Crisis Center That Could Represent Future Of Mental Health Care Opens In Idaho Falls

Dec 16, 2014

Idaho Gov. C.L. "Butch" Otter was among those on hand for Monday's ribbon cutting in Idaho Falls.
Credit State of Idaho

A pilot project that could change the way Idahoans get treated during a mental health crisis has opened its doors in eastern Idaho. Officials held a ribbon cutting ceremony in Idaho Falls Monday morning.

The crisis center is meant to address the need for care for people during mental health emergencies. Mental health advocates and police say too often, those people end up in jail or hospital emergency rooms.  The new center is modeled after one in Montana. 

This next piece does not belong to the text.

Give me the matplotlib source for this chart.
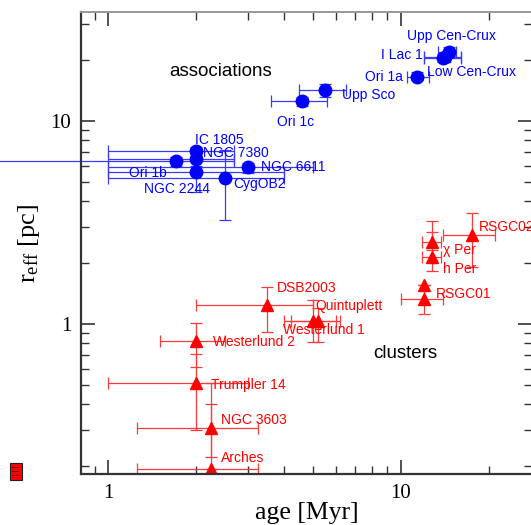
import numpy as np
import matplotlib.pyplot as plt
from matplotlib.patches import Rectangle
from matplotlib.ticker import FixedLocator, FixedFormatter, LogLocator, NullFormatter

plt.rcParams["mathtext.fontset"] = "custom"
plt.rcParams["mathtext.rm"] = "Liberation Serif"
plt.rcParams["mathtext.it"] = "Liberation Serif:italic"

# --- associations (blue) ---
assoc_names = ["Upp Cen-Crux", "I Lac 1", "Low Cen-Crux", "Ori 1a", "Upp Sco", "Ori 1c",
               "IC 1805", "NGC 7380", "NGC 6611", "Ori 1b", "NGC 2244", "CygOB2"]
assoc_age = [14.6, 14.0, 14.2, 11.4, 5.5, 4.6, 2.0, 2.0, 3.0, 1.7, 2.0, 2.5]
assoc_age_lo = [13.4, 12.0, 12.0, 10.5, 4.5, 3.6, 1.0, 1.0, 1.0, 0.3, 1.0, 1.0]
assoc_age_hi = [15.5, 16.1, 16.1, 12.5, 6.5, 5.6, 2.7, 2.7, 5.0, 2.7, 4.0, 4.0]
assoc_r = [21.9, 20.4, 20.6, 16.5, 14.1, 12.5, 7.1, 6.45, 5.9, 6.3, 5.6, 5.2]
assoc_r_lo = [20.9, 19.5, 19.5, 15.8, 13.1, 11.8, 6.9, 6.0, 5.55, 6.0, 4.47, 3.24]
assoc_r_hi = [23.0, 21.3, 21.5, 17.3, 15.2, 13.1, 7.4, 6.9, 6.16, 6.64, 6.7, 7.2]
# label anchors (data coords) and alignment
assoc_lx = [10.48, 11.92, 12.33, 10.18, 6.29, 3.78, 1.98, 2.11, 3.33, 1.18, 1.325, 2.68]
assoc_ly = [26.2, 21.07, 17.43, 16.47, 13.39, 9.89, 8.03, 6.91, 5.94, 5.54, 4.59, 4.88]
assoc_ha = ["left", "right", "left", "right", "left", "left",
            "left", "left", "left", "left", "left", "left"]

# --- clusters (red) ---
clus_names = ["RSGC02", "\u03c7 Per", "h Per", "", "RSGC01", "DSB2003", "Quintuplett",
              "Westerlund 1", "Westerlund 2", "Trumpler 14", "NGC 3603", "Arches"]
clus_age = [17.5, 12.8, 12.8, 12.0, 12.0, 3.5, 5.0, 5.2, 2.0, 2.0, 2.25, 2.25]
clus_age_lo = [14.0, 11.8, 11.8, 12.0, 10.0, 2.0, 4.0, 4.2, 1.5, 1.0, 1.25, 1.25]
clus_age_hi = [21.0, 13.7, 13.7, 12.0, 13.9, 5.0, 6.0, 6.2, 2.5, 3.0, 3.25, 3.25]
clus_r = [2.73, 2.54, 2.14, 1.55, 1.33, 1.24, 1.03, 1.03, 0.82, 0.51, 0.306, 0.193]
clus_r_lo = [1.91, 2.3, 1.82, 1.55, 1.11, 0.91, 0.815, 0.815, 0.61, 0.30, 0.22, 0.193]
clus_r_hi = [3.5, 3.21, 2.82, 1.55, 1.55, 1.52, 1.31, 1.2, 1.01, 0.71, 0.51, 0.40]
clus_lx = [18.43, 13.99, 13.99, 13.2, 13.2, 3.77, 5.12, 3.97, 2.275, 2.25, 2.42, 2.42]
clus_ly = [2.985, 2.31, 1.86, 1.40, 1.40, 1.494, 1.22, 0.931, 0.815, 0.50, 0.337, 0.217]


def asym(val, lo, hi):
    val = np.array(val)
    return [val - np.array(lo), np.array(hi) - val]


fig = plt.figure(figsize=(5.31, 5.25), dpi=100)
ax = fig.add_axes([81 / 531, 1 - 474.4 / 525, 451 / 531, 462.4 / 525])
ax.set_xscale("log")
ax.set_yscale("log")
ax.set_xlim(0.807, 28.1)
ax.set_ylim(0.181, 34.3)

eb = ax.errorbar(assoc_age, assoc_r, xerr=asym(assoc_age, assoc_age_lo, assoc_age_hi),
                 yerr=asym(assoc_r, assoc_r_lo, assoc_r_hi), fmt="o", color="blue",
                 ms=9, ecolor="#3a3aff", elinewidth=0.9, capsize=4.3, capthick=0.9)
# the Ori 1b age bar runs out past the left axis in the original
for art in eb.lines[1] + eb.lines[2]:
    art.set_clip_on(False)
ax.errorbar(clus_age, clus_r, xerr=asym(clus_age, clus_age_lo, clus_age_hi),
            yerr=asym(clus_r, clus_r_lo, clus_r_hi), fmt="^", color="red",
            ms=9, ecolor="#ff3a3a", elinewidth=0.9, capsize=4.3, capthick=0.9)

lab = dict(family="Liberation Sans", fontsize=10, va="center")
for n, x, y, ha in zip(assoc_names, assoc_lx, assoc_ly, assoc_ha):
    ax.text(x, y, n, color="blue", ha=ha, **lab)
for n, x, y in zip(clus_names, clus_lx, clus_ly):
    ax.text(x, y, n, color="red", ha="left", **lab)

ax.text(2.42, 17.43, "associations", ha="center", va="center",
        family="Liberation Sans", fontsize=13.5, color="black")
ax.text(10.34, 0.717, "clusters", ha="center", va="center",
        family="Liberation Sans", fontsize=13.5, color="black")

ax.set_xlabel("age [Myr]", family="Liberation Serif", fontsize=18.5, labelpad=-1)
ax.set_ylabel(r"r$_{\rm eff}$ [pc]", family="Liberation Serif", fontsize=19, labelpad=6)

for axis in (ax.xaxis, ax.yaxis):
    axis.set_major_locator(FixedLocator([1, 10]))
    axis.set_major_formatter(FixedFormatter(["1", "10"]))
    axis.set_minor_locator(LogLocator(base=10, subs=np.arange(2, 10)))
    axis.set_minor_formatter(NullFormatter())
ax.tick_params(which="both", direction="in", top=True, right=True, color="#333333")
ax.tick_params(which="major", length=10, width=1.2, labelsize=15, pad=7)
ax.tick_params(which="minor", length=5.5, width=1.0)
for t in ax.get_xticklabels() + ax.get_yticklabels():
    t.set_family("Liberation Serif")

ax.spines["left"].set_color("#333333")
ax.spines["bottom"].set_color("#333333")
ax.spines["left"].set_linewidth(1.6)
ax.spines["bottom"].set_linewidth(1.6)
ax.spines["top"].set_color("#999999")
ax.spines["top"].set_linewidth(1.4)

# small red marker at the bottom left corner
fig.add_artist(Rectangle((10 / 531, 1 - 480 / 525), 12 / 531, 17 / 525,
                         transform=fig.transFigure, facecolor="red",
                         edgecolor="#222222", linewidth=0.8))
for yy in (467, 471, 475):
    fig.add_artist(plt.Line2D([12 / 531, 18 / 531], [1 - yy / 525, 1 - yy / 525],
                              transform=fig.transFigure, color="#550000", lw=0.6))

fig.savefig("out.png", dpi=100)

The head of behavioral health at Idaho’s Department of Health and Welfare, Ross Edmunds, says police in the state have been among the biggest supporters of the new type of care.

"They don’t have to lose sleep at night knowing they walked away and didn’t do anything," Edmunds says. "They also don’t have to take [those in crisis] to jail or the emergency room. They can take them to the crisis center and allow that person to get the help they need in a more humane way."

Idaho lawmakers approved more than $1.52 million for the project earlier this year. Initially, the Legislature considered opening three centers in Boise, Coeur d’Alene and Idaho Falls, before scaling back the project.

In June, the state selected Idaho Falls for the first facility. If it’s successful, lawmakers have said they'll look at adding similar centers in other regions.

A spokeswoman with the Department of Health and Welfare says law enforcement officers have participated in orientations at the center since Friday. Monday marked its first day of full operation.